Almost any news website will have a section covering the latest environmental developments, and most of this section will be dedicated to renewable energy. However, improvements in energy efficiency can make a much larger difference in terms of carbon emissions, and these solutions are often much simpler and most cost effective to implement. So, how can governments encourage energy efficiency?
The issue is that whilst electricity or gas consumption is a huge problem on a national scale, an unfortunately large number of households do not feel much incentive to improve on their personal energy efficiency because their electricity bill, for example, represents only a small fraction of their overall monthly expenditure. This is where the government needs to step in, to make sure that everyone takes a few small steps to make a much bigger difference across the country. What are some of the techniques they can use to cause this change?
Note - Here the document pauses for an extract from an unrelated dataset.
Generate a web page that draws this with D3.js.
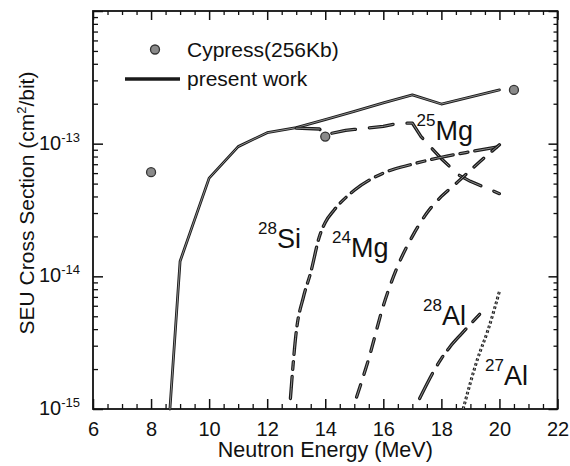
<!DOCTYPE html>
<html><head><meta charset="utf-8">
<script src="https://cdn.jsdelivr.net/npm/d3@7"></script>
<style>
html,body{margin:0;padding:0;background:#fff;}
svg{display:block;background:#fff;}
text{font-family:"Liberation Sans",Arial,sans-serif;fill:#111;}
</style></head><body>
<svg id="chart" width="570" height="466"></svg>
<script>
// ---------------- data ----------------
const xTicks = [6, 8, 10, 12, 14, 16, 18, 20, 22];
const yTickExps = [-15, -14, -13];

const cypressE = [8, 14, 20.5];
const cypressSigma = [6.1e-14, 1.13e-13, 2.54e-13];

const presentE = [8.65, 9, 10, 11, 12, 13, 14, 15, 16, 17, 18, 20];
const presentSigma = [1e-15, 1.3e-14, 5.5e-14, 9.5e-14, 1.21e-13, 1.32e-13, 1.52e-13, 1.75e-13, 2.03e-13, 2.33e-13, 1.99e-13, 2.54e-13];

const mg25E = [13, 13.8, 14, 14.7, 15, 16, 16.5, 17, 17.3, 18, 18.6, 19, 20];
const mg25Sigma = [1.31e-13, 1.29e-13, 1.17e-13, 1.26e-13, 1.28e-13, 1.35e-13, 1.42e-13, 1.43e-13, 1.13e-13, 7.7e-14, 5.8e-14, 5.2e-14, 4.2e-14];

const si28E = [12.8, 13.0, 13.25, 13.5, 13.8, 14.0, 14.3, 15, 16, 17, 18, 19, 20];
const si28Sigma = [1.2e-15, 3.8e-15, 7.0e-15, 1.07e-14, 2.0e-14, 2.55e-14, 3.15e-14, 4.45e-14, 6.0e-14, 7.0e-14, 7.9e-14, 8.7e-14, 9.5e-14];

const mg24E = [15.08, 15.5, 16, 16.5, 17, 17.5, 18, 18.5, 19, 19.5, 20];
const mg24Sigma = [1.23e-15, 2.4e-15, 6.0e-15, 1.2e-14, 2.0e-14, 3.0e-14, 4.0e-14, 5.0e-14, 6.3e-14, 7.9e-14, 9.8e-14];

const al28E = [17.25, 18.0, 18.3, 18.7, 19.5];
const al28Sigma = [1.2e-15, 2.4e-15, 2.95e-15, 3.7e-15, 5.7e-15];

const al27E = [18.75, 19.25, 19.6, 20.0];
const al27Sigma = [1.0e-15, 2.4e-15, 3.9e-15, 7.7e-15];

// ---------------- chart ----------------
const svg = d3.select("#chart");
const L = 93, R = 557.5, T = 11, B = 409;
const x = d3.scaleLinear().domain([6, 22]).range([L, R]);
const y = d3.scaleLog().domain([1e-15, 1e-12]).range([B, T]);

const minorX = d3.range(6.5, 22, 0.5).filter(v => Math.abs(v / 2 - Math.round(v / 2)) > 1e-6);
const majorY = [1e-15, 1e-14, 1e-13, 1e-12];
const minorY = [];
[-15, -14, -13].forEach(e => { for (let k = 2; k <= 9; k++) minorY.push(k * Math.pow(10, e)); });

function styleAxis(g, w) {
  g.select(".domain").remove();
  g.selectAll(".tick line").attr("stroke", "#111").attr("stroke-width", w);
}

// bottom
svg.append("g").attr("transform", `translate(0,${B})`)
  .call(d3.axisBottom(x).tickValues(xTicks).tickSize(-10).tickPadding(13).tickFormat(d3.format("d")))
  .call(g => styleAxis(g, 1.5))
  .call(g => g.selectAll("text").attr("font-size", 20).attr("font-family", '"Liberation Sans",Arial,sans-serif').attr("fill", "#111"));
svg.append("g").attr("transform", `translate(0,${B})`)
  .call(d3.axisBottom(x).tickValues(minorX).tickSize(-5).tickFormat(() => ""))
  .call(g => styleAxis(g, 1.3));
// top
svg.append("g").attr("transform", `translate(0,${T})`)
  .call(d3.axisTop(x).tickValues(xTicks).tickSize(-9).tickFormat(() => ""))
  .call(g => styleAxis(g, 1.5));
svg.append("g").attr("transform", `translate(0,${T})`)
  .call(d3.axisTop(x).tickValues(minorX).tickSize(-4).tickFormat(() => ""))
  .call(g => styleAxis(g, 1.3));
// left
svg.append("g").attr("transform", `translate(${L},0)`)
  .call(d3.axisLeft(y).tickValues(majorY).tickSize(-10).tickFormat(() => ""))
  .call(g => styleAxis(g, 1.5));
svg.append("g").attr("transform", `translate(${L},0)`)
  .call(d3.axisLeft(y).tickValues(minorY).tickSize(-5).tickFormat(() => ""))
  .call(g => styleAxis(g, 1.3));
// right
svg.append("g").attr("transform", `translate(${R},0)`)
  .call(d3.axisRight(y).tickValues(majorY).tickSize(-9).tickFormat(() => ""))
  .call(g => styleAxis(g, 1.5));
svg.append("g").attr("transform", `translate(${R},0)`)
  .call(d3.axisRight(y).tickValues(minorY).tickSize(-4).tickFormat(() => ""))
  .call(g => styleAxis(g, 1.3));

// frame
svg.append("rect").attr("x", L).attr("y", T).attr("width", R - L).attr("height", B - T)
  .attr("fill", "none").attr("stroke", "#111").attr("stroke-width", 1.8);

// y tick labels
yTickExps.forEach(e => {
  const t = svg.append("text").attr("x", 80).attr("y", y(Math.pow(10, e)) + 6).attr("text-anchor", "end");
  t.append("tspan").attr("font-size", 20).text("10");
  t.append("tspan").attr("font-size", 13).attr("dy", -8).text(String(e));
});

// axis titles
svg.append("text").attr("x", (L + R) / 2).attr("y", 457).attr("text-anchor", "middle")
  .attr("font-size", 21.5).text("Neutron Energy (MeV)");
const yt = svg.append("text").attr("transform", "translate(34,203) rotate(-90)")
  .attr("text-anchor", "middle").attr("font-size", 21);
yt.append("tspan").text("SEU Cross Section (cm");
yt.append("tspan").attr("font-size", 13).attr("dy", -8).text("2");
yt.append("tspan").attr("dy", 8).text("/bit)");

// series
function zip(E, S) { return E.map((e, i) => ({ e, s: S[i] })); }
function drawSeries(E, S, dash, curve, wOuter, cap) {
  const line = d3.line().x(d => x(d.e)).y(d => y(d.s)).curve(curve);
  const data = zip(E, S);
  const d = line(data);
  svg.append("path").attr("d", d).attr("fill", "none").attr("stroke", "#1a1a1a")
    .attr("stroke-width", wOuter).attr("stroke-dasharray", dash).attr("stroke-linecap", cap).attr("stroke-linejoin", "round");
  svg.append("path").attr("d", d).attr("fill", "none").attr("stroke", "#9a9a9a")
    .attr("stroke-width", 0.9).attr("stroke-dasharray", dash).attr("stroke-linecap", cap).attr("stroke-linejoin", "round");
}

drawSeries(presentE, presentSigma, null, d3.curveLinear, 2.8, "round");
drawSeries(mg25E, mg25Sigma, "24,14", d3.curveLinear, 3.3, "round");
drawSeries(si28E, si28Sigma, "22,7,8,7", d3.curveMonotoneX, 3.3, "round");
drawSeries(mg24E, mg24Sigma, "13,11", d3.curveMonotoneX, 3.3, "round");
drawSeries(al28E, al28Sigma, "28,10,10,8", d3.curveMonotoneX, 3.3, "round");
drawSeries(al27E, al27Sigma, "2.6,2.4", d3.curveMonotoneX, 3.0, "butt");

// Cypress points
svg.append("g").selectAll("circle").data(zip(cypressE, cypressSigma)).join("circle")
  .attr("cx", d => x(d.e)).attr("cy", d => y(d.s)).attr("r", 4.5)
  .attr("fill", "#8a8a8a").attr("stroke", "#333").attr("stroke-width", 1.3);

// legend
svg.append("circle").attr("cx", 155).attr("cy", 49.5).attr("r", 4.5)
  .attr("fill", "#8a8a8a").attr("stroke", "#333").attr("stroke-width", 1.3);
svg.append("text").attr("x", 187).attr("y", 57).attr("font-size", 21).text("Cypress(256Kb)");
svg.append("line").attr("x1", 125).attr("x2", 180).attr("y1", 79).attr("y2", 79)
  .attr("stroke", "#1a1a1a").attr("stroke-width", 3.4);
svg.append("text").attr("x", 187).attr("y", 86).attr("font-size", 21).text("present work");

// isotope labels
function isoLabel(px, base, sup, main) {
  const t = svg.append("text").attr("x", px).attr("y", base);
  t.append("tspan").attr("font-size", 17).attr("dy", -14).text(sup);
  t.append("tspan").attr("font-size", 27).attr("dy", 14).text(main);
}
isoLabel(416.5, 140, "25", "Mg");
isoLabel(258, 248, "28", "Si");
isoLabel(332, 257, "24", "Mg");
isoLabel(423, 325, "28", "Al");
isoLabel(485, 385, "27", "Al");
</script>
</body></html>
Modern technology is very exciting – gadget magazines fly off the shelves of newsagents, and everyone is desperately seeking the latest phone or laptop. However, apart from the obvious financial cost of buying these items, there is an increasing environmental impact too. More powerful processors require more energy to run – long gone are the days when a cell phone could be charged just once a week, with most requiring a daily boost. This means that it is becoming increasingly important for the government to control just how much energy these products are using, otherwise producers are liable to follow the demand of consumers, increasing power consumption to make sure they’ve got the most cutting-edge products, regardless of the environmental damage. Carefully implemented controls can reduce this damage, as well as helping our finances.
The source of most of the world’s energy is the home, and in particular heating and cooling it at different times of year. Building codes can be introduced to force the property itself to be well insulated against the loss of hot or cold air. A very significant impact can be had in this area – in the U.S., for example, 70% of the electricity supply, and 36% of the natural gas supply are used by households, and nearly 90% of the increased electricity use from the 1980s to the present day was from households using more electricity. This means that the shift in electricity use is away from businesses and into homes, tying in with improved standards of living as we all leave the heating or air conditioning switched on for longer and longer. Investments in this area quickly pay themselves off – loft insulation costs only $200-$300, and will pay itself off within less than two years in energy bill savings.
Changing consumer behavior is a grass-roots approach, and rather than changing the products, if people can be made to change their behavior, demand for energy efficient products will rise and manufacturers will meet this demand if they’re trying to maximize their profits.
A common example of this is dishwashers, fridges, and washing machines – in the U.K., they have large stickers displayed prominently on them displaying their energy efficiency. Since this pushes demand away from inefficient items as people are made more aware, manufacturers are driven by the market into improving their products, saving energy. Dishwashers made in 2012, are up to 30% more efficient than dishwashers made in 1995, largely thanks to these measures encouraging technological improvements.
If consumers’ minds can’t be changed, a little cash can often help! In many cases, such as solar panels, or energy efficient boilers, even though they can offer an excellent return as an investment item, they are not at the fore of people’s minds. Governments can introduce schemes which provide extra income for those picking environmentally-friendly products – such as the 30% federal grant available across the U.S. For solar panels, or the world-renowned Feed in Tariff scheme in Germany, offering returns of 8% or more.
A careful combination of all of these measures can benefit everyone, and is a good long run approach, particularly when combined with renewable energy generation. However, great care needs to be taken in the way mandatory rules and regulations are put into place. The latest technological products have to be researched, developed and built, which takes years – if the government suddenly steps in and changes the requirements for certain products, then this could have a disastrous economic effect.
Similar rules must apply to building regulation – the construction of a large block of flats must have energy efficiency measures included as part of the design from the start of the project, and so significant changes to rules need to be phrased carefully to prevent major projects being pushed into financial difficulty. The time taken, however, is well worth it.